Charles Owen's 'The Young Schumann' mixes the familiar and unfamiliar. Able and musicianly-- but only up to a point-- he makes you long for greater imaginative scope. Fantasy and freedom are at the very heart of early Schumann, of mood-swings that can turn from sobriety to exuberance, from light to dark in a flash. Yet even the most fanciful ideas cannot tempt Owen away from the safe and narrow, from, as it were, a suit and tie respectability. The 'Abegg' Variations plod rather than sparkle and there is too little sense of Carnaval's infinite variety. Why such a tame and methodical opening, and where is the sense of mischief behind Pierrot's interjections? Even in the dreaming 'Eusebius' notes follow notes in dogged rather than magical succession.
 
   Again, while I am grateful for a recording of the Intermezzi Owen's literalness will hardly win new admirers for this sadly neglected work. He made me return to a long cherished LP by Grant Johannson, a distinguished student of Robert Casadesus, for a more vivid and dextrous experience.
 
   There is greater liveliness though hardly vivacity, in Papillons.
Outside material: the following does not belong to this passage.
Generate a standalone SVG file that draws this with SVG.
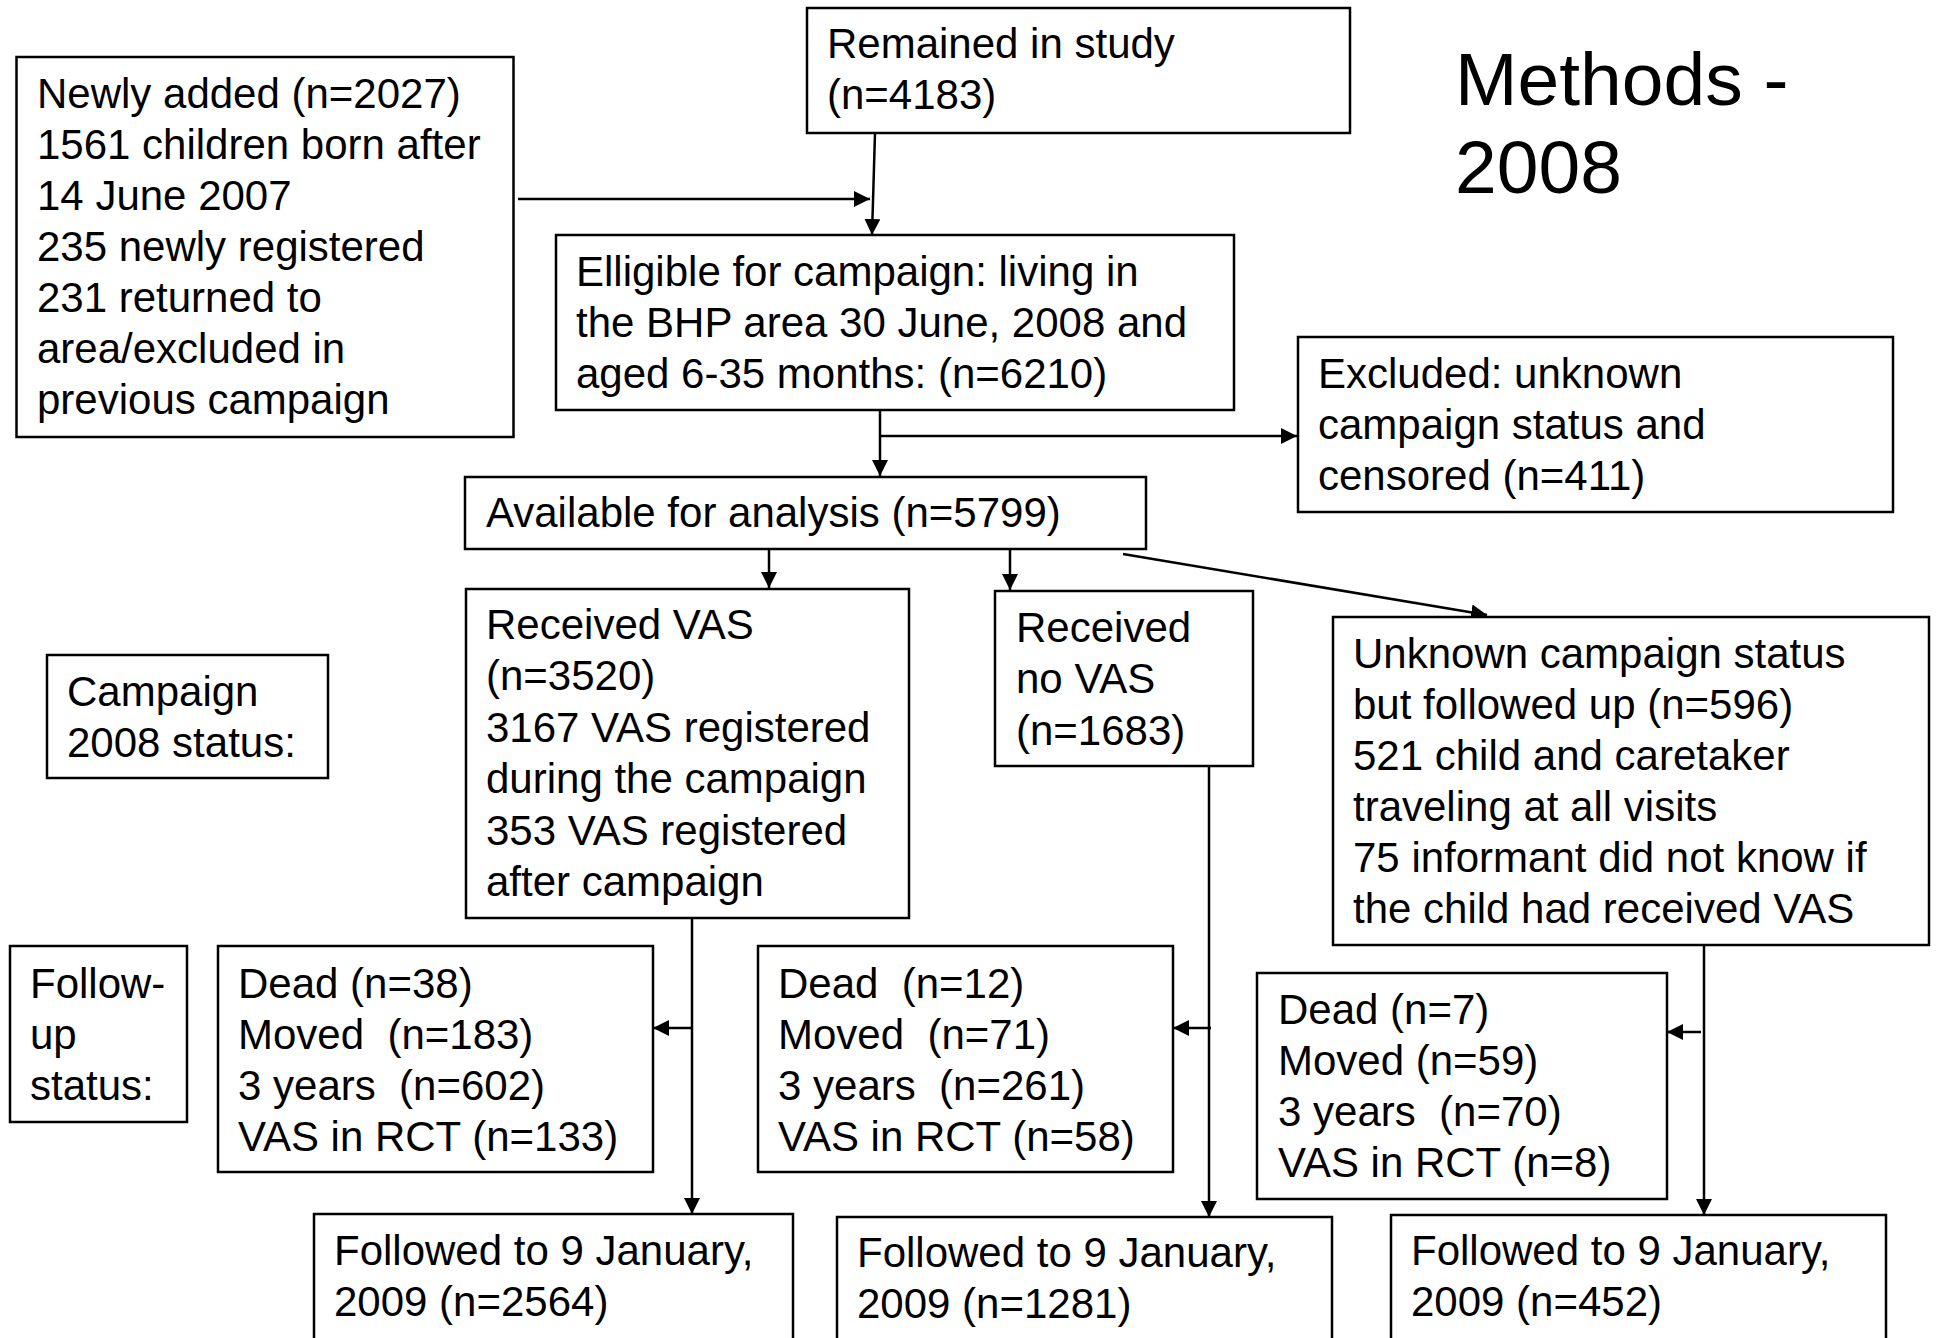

There is too little reminder of Jean Paul, the novelist behind Schumann' inspiration with his startling lines concerning 'the aurora borealis sky full of crossing zig-zags' to say nothing of a 'giant boot sliding around dressed in itself.' Even the end, where the clock strikes 6.0 and revelry fades into the distance, cannot inspire Owen to a greater sense of the romantic and unpredictable.
 
   Avie's sound is admirable but here, and sadly, 'The Young Schumann' comes across as not so young.